Make a list of all of your core values in life. Ensure that these are authentic to you, as opposed to someone else’s notion of what a good value should be. Ultimately, we will not be nourished by something that is not linked to our values.
- Review your history.
Think back to your childhood, your adolescence, the times in your life prior to the responsibilities of adulthood. How did you fill your time? Given free time, what did you love to do?
- Clear space.
Identify the activities, environments, tasks, or classes that you have not enjoyed—the ones that didn’t speak to your soul. By recognizing what does not work for us, we create the room and time in our lives to identify what does.
- Be a student.
Imagine that you are a student enrolling in courses at school: what departments attract you? What courses appeal? What would you like to learn about for the next semester of life?
- Be a professional.
Imagine that you are seeking work on job search platforms. Identify the key words that you would input. What themes speak to you? Into what realms do you want to put your professional energy?
- Ask around.
Ask your friends and your family—anyone who has seen you through a span of time in your life—when, where, and how they see you most content. When have they felt that you are truly thriving?
- Sleep on it.
Are there themes that often recur in your dreams—environments, interactions, roles, activities? Pay attention: your subconscious just may be gnawing on a primary food.
- Be okay with not knowing.
Sometimes the answer is just, “I don’t know.” And since we don’t know what we don’t know, that’s exactly where you’re supposed to be. Acceptance and peace around uncertainty will allow you to remain present and thereby fully aware when things reveal themselves naturally. That we know.
So, now what? After that mental appetizer, it’s time for your main course: implementation.

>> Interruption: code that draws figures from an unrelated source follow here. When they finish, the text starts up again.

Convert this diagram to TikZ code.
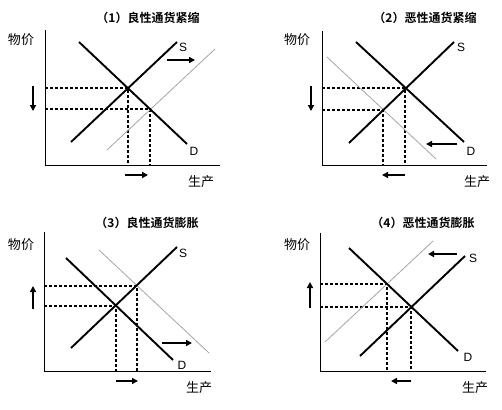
\documentclass[tikz,border=0pt]{standalone}
\usepackage{fontspec}
\setmainfont{Noto Sans CJK SC}[BoldFont={Noto Sans CJK SC Bold}]
\newfontfamily\latinf{Liberation Sans}
\usetikzlibrary{arrows.meta}
\begin{document}
\begin{tikzpicture}[x=1pt,y=-1pt,
  axisline/.style={line width=1pt},
  curve/.style={line width=1.9pt},
  shiftline/.style={line width=0.8pt, color=black!35},
  guide/.style={line width=1.8pt, dash pattern=on 3pt off 2pt},
  move/.style={line width=1.6pt, -{Triangle[length=6pt,width=6pt]}},
  ttl/.style={font=\bfseries\fontsize{12}{12}\selectfont, inner sep=0pt},
  axl/.style={font=\fontsize{13}{13}\selectfont, inner sep=0pt},
  sd/.style={font=\latinf\fontsize{12}{12}\selectfont, inner sep=0pt}]
\useasboundingbox[fill=white] (0,0) rectangle (502,409);

% ---------- Panel 1 ----------
\node[ttl] (t1) at (148,18) {（1）良性通货紧缩};
\node[axl] (py1) at (21,40) {物价};
\node[axl] (px1) at (201,182) {生产};
\coordinate (top1) at (45,30); \coordinate (o1) at (45,165); \coordinate (end1) at (220,165);
\draw[axisline] (top1) -- (o1) -- (end1);
\coordinate (s1a) at (71,142); \coordinate (s1b) at (177,42);
\coordinate (d1a) at (79,42); \coordinate (d1b) at (187,144);
\coordinate (n1a) at (107,150); \coordinate (n1b) at (215,49);
\coordinate (p1a) at (128,88);
\coordinate (p1b) at (150,109);
\draw[guide] (p1a -| o1) -- (p1a) -- (p1a |- o1);
\draw[guide] (p1b -| o1) -- (p1b) -- (p1b |- o1);
\draw[shiftline] (n1a) -- (n1b);
\draw[curve] (s1a) -- (s1b);
\draw[curve] (d1a) -- (d1b);
\node[sd] (S1) at (183,47) {S};
\node[sd] (D1) at (194,151) {D};
\coordinate (a1a) at (167,60); \coordinate (a1b) at (195,60);
\draw[move] (a1a) -- (a1b);
\coordinate (v1a) at (33,86); \coordinate (v1b) at (33,111);
\draw[move] (v1a) -- (v1b);
\coordinate (h1a) at (125,175); \coordinate (h1b) at (148,175);
\draw[move] (h1a) -- (h1b);

% ---------- Panel 2 ----------
\node[ttl] (t2) at (425,18) {（2）恶性通货紧缩};
\node[axl] (py2) at (297,40) {物价};
\node[axl] (px2) at (477,182) {生产};
\coordinate (top2) at (322,31); \coordinate (o2) at (322,165); \coordinate (end2) at (487,165);
\draw[axisline] (top2) -- (o2) -- (end2);
\coordinate (s2a) at (349,143); \coordinate (s2b) at (454,42);
\coordinate (d2a) at (356,42); \coordinate (d2b) at (464,142);
\coordinate (n2a) at (327,57); \coordinate (n2b) at (436,159);
\coordinate (p2a) at (405,88);
\coordinate (p2b) at (383,110);
\draw[guide] (p2a -| o2) -- (p2a) -- (p2a |- o2);
\draw[guide] (p2b -| o2) -- (p2b) -- (p2b |- o2);
\draw[shiftline] (n2a) -- (n2b);
\draw[curve] (s2a) -- (s2b);
\draw[curve] (d2a) -- (d2b);
\node[sd] (S2) at (461,47) {S};
\node[sd] (D2) at (471,151) {D};
\coordinate (a2a) at (457,144); \coordinate (a2b) at (426,144);
\draw[move] (a2a) -- (a2b);
\coordinate (v2a) at (311,86); \coordinate (v2b) at (311,111);
\draw[move] (v2a) -- (v2b);
\coordinate (h2a) at (405,175); \coordinate (h2b) at (382,175);
\draw[move] (h2a) -- (h2b);

% ---------- Panel 3 ----------
\node[ttl] (t3) at (147,223) {（3）良性通货膨胀};
\node[axl] (py3) at (21,245) {物价};
\node[axl] (px3) at (199,388) {生产};
\coordinate (top3) at (44,232); \coordinate (o3) at (44,371); \coordinate (end3) at (211,371);
\draw[axisline] (top3) -- (o3) -- (end3);
\coordinate (s3a) at (71,348); \coordinate (s3b) at (177,247);
\coordinate (d3a) at (66,258); \coordinate (d3b) at (173,360);
\coordinate (n3a) at (99,250); \coordinate (n3b) at (209,353);
\coordinate (p3a) at (116,306);
\coordinate (p3b) at (137,286);
\draw[guide] (p3a -| o3) -- (p3a) -- (p3a |- o3);
\draw[guide] (p3b -| o3) -- (p3b) -- (p3b |- o3);
\draw[shiftline] (n3a) -- (n3b);
\draw[curve] (s3a) -- (s3b);
\draw[curve] (d3a) -- (d3b);
\node[sd] (S3) at (183,253) {S};
\node[sd] (D3) at (182,365) {D};
\coordinate (a3a) at (162,343); \coordinate (a3b) at (192,343);
\draw[move] (a3a) -- (a3b);
\coordinate (v3a) at (33,309); \coordinate (v3b) at (33,286);
\draw[move] (v3a) -- (v3b);
\coordinate (h3a) at (116,381); \coordinate (h3b) at (138,381);
\draw[move] (h3a) -- (h3b);

% ---------- Panel 4 ----------
\node[ttl] (t4) at (423,223) {（4）恶性通货膨胀};
\node[axl] (py4) at (297,245) {物价};
\node[axl] (px4) at (475,388) {生产};
\coordinate (top4) at (320,233); \coordinate (o4) at (320,371); \coordinate (end4) at (486,371);
\draw[axisline] (top4) -- (o4) -- (end4);
\coordinate (s4a) at (360,356); \coordinate (s4b) at (465,256);
\coordinate (d4a) at (349,248); \coordinate (d4b) at (458,351);
\coordinate (n4a) at (325,342); \coordinate (n4b) at (433,241);
\coordinate (p4a) at (411,307);
\coordinate (p4b) at (387,284);
\draw[guide] (p4a -| o4) -- (p4a) -- (p4a |- o4);
\draw[guide] (p4b -| o4) -- (p4b) -- (p4b |- o4);
\draw[shiftline] (n4a) -- (n4b);
\draw[curve] (s4a) -- (s4b);
\draw[curve] (d4a) -- (d4b);
\node[sd] (S4) at (473,258) {S};
\node[sd] (D4) at (468,357) {D};
\coordinate (a4a) at (457,254); \coordinate (a4b) at (428,254);
\draw[move] (a4a) -- (a4b);
\coordinate (v4a) at (310,308); \coordinate (v4b) at (310,282);
\draw[move] (v4a) -- (v4b);
\coordinate (h4a) at (411,381); \coordinate (h4b) at (391,381);
\draw[move] (h4a) -- (h4b);
\end{tikzpicture}
\end{document}
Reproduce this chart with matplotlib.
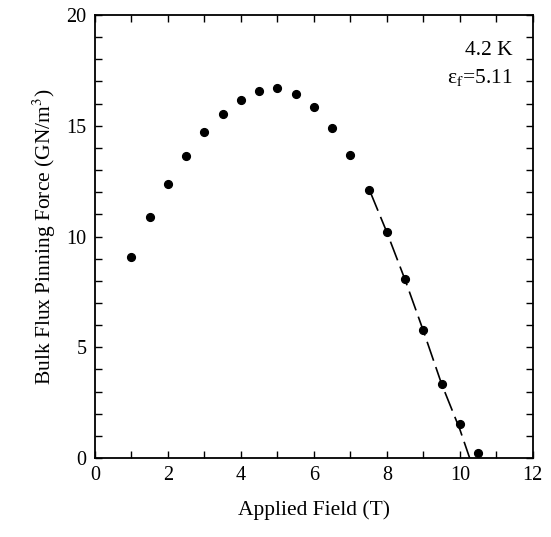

From the remaining ideas, begin free-writing ways in which your values, history, themes, and thoughts can translate into action in your life. Does valuing your sibling translate to a weekly FaceTime? Does childhood adoration of gymnastics translate to aerial yoga classes? Does your tendency to search for “animal” jobs on Indeed translate to a volunteer position at a local shelter? Has your friend’s remark that you have a prowess for making crafty jewelry translate to an Etsy page? Be creative!
- Be realistic.
Of the ideas generated, some may not realistically translate to your life at present given your current circumstances. If you adored hiking but live in flat terrain, if you have a penchant for interior design but are between dwellings, if you love running but sustained an injury, these can go into a “later” or “vacation” stockpile. While it is wonderful to have future goals, your soul is hungry now.
- The bearable lightness.
Meditate on each realistic idea individually, and assess whether it makes you feel light or heavy. Ask: does this activity, this notion, this memory feel easy, freeing, and smooth…or does it feel effortful, cumbersome, and complex? We want to select from the light.
- Show and tell.
Now, talk about it! Share your ideas with friends and family and/or crowdsource on social media for help generating specific, creative, and fun ideas for the implementation stage. Sometimes an objective party can lend the most brilliant insight.
- Be smart.
Now it’s time for action. For each primary food that resonates with you, create an action plan that meets the following criteria: it is S.M.A.R.T., or Specific, Measurable, Achievable, Realistic, and Timely.
Here’s an example:
You deduce that you really want to contribute to environmentalism. You will create a plan that is Specific (I will research and email local environmentalist groups and causes. I will no longer use plastic bags or plastic straws. I will volunteer for the beach cleanup conducted monthly in my town); Measurable (I will keep track of how many emails I have sent and to which I have received responses. I will count the number of plastic bags I save using each week. I will put the beach cleanup in my calendar right now.); Achievable (I am able to use the internet, groups, Meetup. I am able to reduce my use of plastic. I am able to wake up early and wear my sunscreen for the cleanup.); Realistic (Yes, I can truly do these things.); and Timely (Concern for our environment is highly relevant, so there are many efforts already in place that I can join. Reusable bags are readily available. The weather is prime for some outdoor cleanups.)
- Wash, rinse…
Keep going through your primary food ideas, and see which ones fit best into the S.M.A.R.T. criteria. The great news is that you will be nourishing yourself for the rest of your life, so there is plenty of time for exploring, revising and editing, discovering, learning, and loving.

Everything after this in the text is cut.